Here, the periodic daily cycle is learned, then factored out. The model's prediction boundaries (represented in the light blue envelope around the dark blue signal) dramatically adjusts after automatically detecting three successive iterations of that cycle.

Therefore, as more data is observed over time, the models gain accuracy both from the perspective of the probability distribution function getting more mature, but also via the de-trending of other patterns that might not emerge for days or weeks.
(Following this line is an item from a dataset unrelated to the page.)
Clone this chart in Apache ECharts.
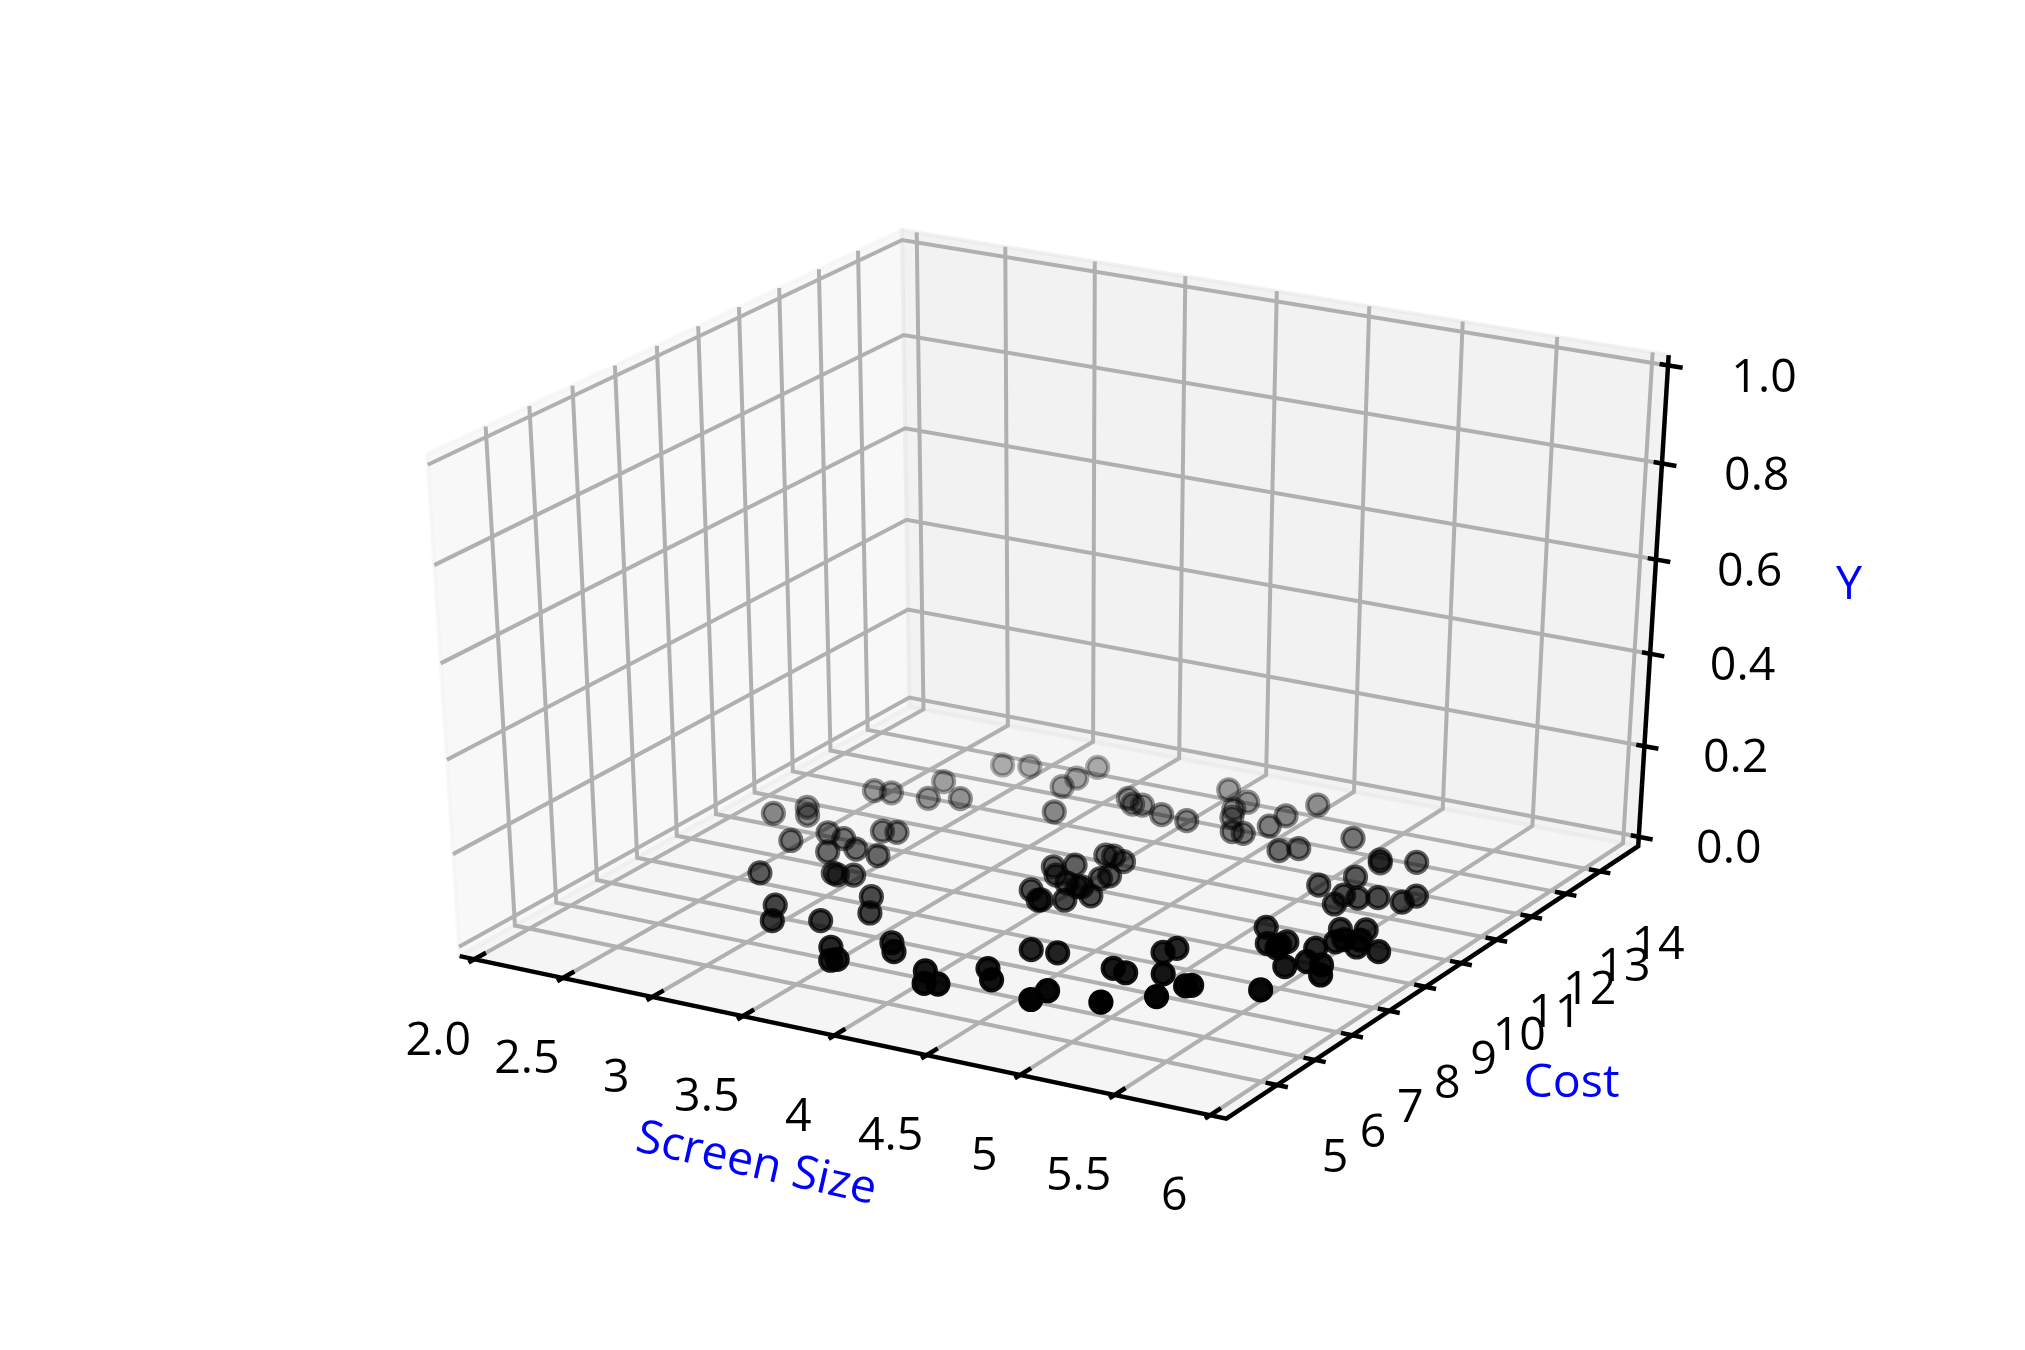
<!DOCTYPE html>
<html>
<head>
<meta charset="utf-8">
<style>html,body{margin:0;background:#fff}#chart{width:2025px;height:1350px}</style>
<script src="https://cdn.jsdelivr.net/npm/echarts@6/dist/echarts.min.js"></script>
</head>
<body>
<div id="chart"></div>
<script>
const screenSize = [
  2.85,2.98,3.27,3.27,3.42,3.28,2.72,2.78,2.92,2.49,2.58,
  2.23,2.33,2.39,2.51,2.61,2.72,2.85,2.75,2.83,2.90,2.99,
  2.62,2.93,2.96,3.03,3.64,3.70,3.75,3.90,4.05,4.01,4.18,
  4.17,4.22,4.32,4.38,4.44,4.44,4.50,4.65,4.72,4.88,5.14,
  5.16,5.31,5.15,5.05,3.99,3.95,4.07,3.81,3.89,3.88,3.98,
  4.05,4.11,4.09,4.07,4.17,3.88,3.98,3.99,4.09,2.92,3.02,
  3.22,3.26,3.37,3.45,3.54,3.56,3.67,3.74,4.00,4.08,4.14,
  4.24,4.33,4.62,4.63,4.29,4.42,4.85,4.88,4.75,4.83,4.99,
  4.92,5.11,5.16,5.18,5.49,5.11,5.22,5.29,5.29,5.28,5.44,
  5.50,5.45,5.58,5.64,5.49,5.43,5.51,5.54,5.58,5.61,5.73,
  5.22,5.24,5.30,5.38,5.51,5.53
]
const cost = [
  13.35,13.48,12.99,13.39,12.06,13.92,12.36,11.67,11.88,11.57,11.61,
  10.10,10.53,10.27,9.30,9.81,9.72,9.45,9.17,10.23,10.29,9.38,
  8.02,8.50,8.47,8.57,13.03,12.86,12.89,12.69,12.65,14.02,13.71,
  13.37,13.07,12.58,12.59,13.02,13.49,14.09,12.24,12.44,13.16,12.60,
  12.50,12.76,11.85,11.33,10.94,10.92,10.82,10.18,10.38,9.92,9.73,
  9.67,10.25,10.10,9.70,9.46,9.26,8.97,9.00,9.15,7.07,6.55,
  6.87,7.98,7.44,6.09,5.68,5.75,6.63,6.36,5.96,5.56,5.63,
  6.44,6.11,5.75,6.13,7.32,7.39,8.09,8.31,7.26,7.20,7.41,
  6.12,6.65,7.17,7.23,7.53,9.58,9.06,8.97,9.24,9.09,8.43,
  8.73,9.22,8.72,8.39,9.56,10.00,9.69,10.15,9.78,9.53,9.52,
  11.16,10.80,11.15,11.30,11.31,11.61
]
const xTicks = [2, 2.5, 3, 3.5, 4, 4.5, 5, 5.5, 6]
const xTickLabels = ['2.0', '2.5', '3', '3.5', '4', '4.5', '5', '5.5', '6']
const yTicks = [5, 6, 7, 8, 9, 10, 11, 12, 13, 14]
const zTicks = [0, 0.2, 0.4, 0.6, 0.8, 1]
const zTickLabels = ['0.0', '0.2', '0.4', '0.6', '0.8', '1.0']

const xLim = [2, 6]
const yLim = [3.91, 14.91]
const zLim = [0, 1]
const PAD = 1 / 48 // panes stick out past the limits

const S = Math.sqrt(3) / 2
const U = [S, 0.5, 0]
const V = [-0.25, S / 2, S]
const N = [S / 2, -0.75, 0.5]
const dot = (a, b) => a[0] * b[0] + a[1] * b[1] + a[2] * b[2]

// elev 30, azim -60, camera at distance 10
function project(x, y, z) {
  const q = [
    (x - xLim[0]) / (xLim[1] - xLim[0]) - 0.5,
    (y - yLim[0]) / (yLim[1] - yLim[0]) - 0.5,
    (z - zLim[0]) / (zLim[1] - zLim[0]) - 0.5
  ]
  const d = 10 - dot(q, N)
  return { p: [1058.4 + 8496 * dot(q, U) / d, 658.5 - 5500 * dot(q, V) / d], d }
}
const pt = (x, y, z) => project(x, y, z).p

const xr = xLim[1] - xLim[0], yr = yLim[1] - yLim[0], zr = zLim[1] - zLim[0]
const x0 = xLim[0] - xr * PAD, x1 = xLim[1] + xr * PAD
const y0 = yLim[0] - yr * PAD, y1 = yLim[1] + yr * PAD
const z0 = zLim[0] - zr * PAD, z1 = zLim[1] + zr * PAD

const panes = [
  { color: 'rgba(242,242,242,0.5)', pts: [pt(x0, y0, z0), pt(x0, y1, z0), pt(x0, y1, z1), pt(x0, y0, z1)] },
  { color: 'rgba(230,230,230,0.5)', pts: [pt(x0, y1, z0), pt(x1, y1, z0), pt(x1, y1, z1), pt(x0, y1, z1)] },
  { color: 'rgba(236,236,236,0.5)', pts: [pt(x0, y0, z0), pt(x1, y0, z0), pt(x1, y1, z0), pt(x0, y1, z0)] }
]

const gridPaths = [
  ...xTicks.map(t => [pt(t, y0, z0), pt(t, y1, z0), pt(t, y1, z1)]),
  ...yTicks.map(t => [pt(x1, t, z0), pt(x0, t, z0), pt(x0, t, z1)]),
  ...zTicks.map(t => [pt(x0, y0, t), pt(x0, y1, t), pt(x1, y1, t)])
]

const axisPaths = [
  [pt(x0, y0, z0), pt(x1, y0, z0), pt(x1, y1, z0), pt(x1, y1, z1)],
  ...xTicks.map(t => [pt(t, y0 - yr * 0.0125, z0), pt(t, y0 + yr * 0.025, z0)]),
  ...yTicks.map(t => [pt(x1 + xr * 0.014, t, z0), pt(x1 - xr * 0.015, t, z0)]),
  ...zTicks.map(t => [pt(x1 + xr * 0.019, y1, t), pt(x1 - xr * 0.011, y1, t)])
]

function offset(p, dx, dy) {
  return [p[0] + dx, p[1] + dy]
}

const labels = [
  ...xTicks.map((t, i) => ({ text: xTickLabels[i], pos: offset(pt(t, y0, z0), -36, 82), color: '#000' })),
  ...yTicks.map(t => ({ text: String(t), pos: offset(pt(x1, t, z0), 58, 74), color: '#000' })),
  ...zTicks.map((t, i) => ({ text: zTickLabels[i], pos: offset(pt(x1, y1, t), 90 + 6 * t, 13), color: '#000' })),
  { text: 'Screen Size', pos: offset(pt(4, y0, z0), -78, 129), color: '#0000ff', rotate: -12.7 },
  { text: 'Cost', pos: offset(pt(x1, 9.5, z0), 128, 109), color: '#0000ff' },
  { text: 'Y', pos: offset(pt(x1, y1, 0.5), 196, -21), color: '#0000ff' }
]

// far points first, fading with depth
const depth = screenSize.map((x, i) => project(x, cost[i], 0).d)
const dMin = Math.min(...depth), dMax = Math.max(...depth)
const points = screenSize
  .map((x, i) => ({ p: pt(x, cost[i], 0), d: depth[i] }))
  .sort((a, b) => b.d - a.d)
  .map(o => {
    const a = 1 - 0.7 * (o.d - dMin) / (dMax - dMin)
    const c = `rgba(0,0,0,${a.toFixed(3)})`
    return { value: o.p, itemStyle: { color: c, borderColor: c, borderWidth: 4.2, opacity: 1 } }
  })

function pathSeries(paths, style, z) {
  return {
    type: 'custom',
    coordinateSystem: 'cartesian2d',
    silent: true,
    clip: false,
    z,
    data: paths.map((_, i) => [i]),
    renderItem: (params, api) => ({
      type: 'polyline',
      shape: { points: paths[params.dataIndex].map(c => api.coord(c)) },
      style: { fill: null, ...style }
    })
  }
}

const chart = echarts.init(document.getElementById('chart'), null, { renderer: 'canvas' })

chart.setOption({
  animation: false,
  backgroundColor: '#fff',
  tooltip: { show: false },
  grid: { left: 0, right: 0, top: 0, bottom: 0 },
  xAxis: { type: 'value', min: 0, max: 2025, show: false },
  yAxis: { type: 'value', min: 0, max: 1350, inverse: true, show: false },
  series: [
    {
      type: 'custom',
      coordinateSystem: 'cartesian2d',
      silent: true,
      clip: false,
      z: 1,
      data: panes.map((_, i) => [i]),
      renderItem: (params, api) => {
        const pane = panes[params.dataIndex]
        return {
          type: 'polygon',
          shape: { points: pane.pts.map(c => api.coord(c)) },
          style: { fill: pane.color, stroke: pane.color, lineWidth: 4 }
        }
      }
    },
    pathSeries(gridPaths, { stroke: '#b0b0b0', lineWidth: 4 }, 2),
    pathSeries(axisPaths, { stroke: '#000', lineWidth: 4.5 }, 3),
    {
      type: 'scatter',
      silent: true,
      clip: false,
      z: 4,
      symbol: 'circle',
      symbolSize: 21,
      data: points
    },
    {
      type: 'custom',
      coordinateSystem: 'cartesian2d',
      silent: true,
      clip: false,
      z: 5,
      data: labels.map((_, i) => [i]),
      renderItem: (params, api) => {
        const l = labels[params.dataIndex]
        const c = api.coord(l.pos)
        return {
          type: 'text',
          x: c[0],
          y: c[1],
          rotation: (l.rotate || 0) * Math.PI / 180,
          style: {
            text: l.text,
            fill: l.color,
            font: "46.5px 'Open Sans'",
            align: 'center',
            verticalAlign: 'middle'
          }
        }
      }
    }
  ]
})
</script>
</body>
</html>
Once a model has been constructed, the likelihood of any future observed value can be found within the probability distribution. As described earlier, we had asked the question, "Is getting fifteen pieces of mail likely?". This question can now be empirically answered, depending on the model, with a number between zero (no possibility) and one (absolute certainty). ML will use the model to calculate this fractional value out to approximately 300 significant figures (which can be helpful when dealing with very low probabilities). Let's observe the following graph:

Here, the probability of the observation of the actual value of 921 at this point in time was calculated to be 6.3634e-7 (or more commonly a mere 0.000063634% chance). This very small value is perhaps not that intuitive to most people. As such, ML will take this probability calculation, and via a process of quantile normalization, re-cast that observation on a severity scale between 0 and 100, where 100 is the highest level of unusualness possible for that particular dataset. In the preceding case, the probability calculation of 6.3634e-7 was normalized to a score of 94. This normalized score will come in handy later as a means by which to assess the severity of the anomaly for purposes of alerting and/or triage.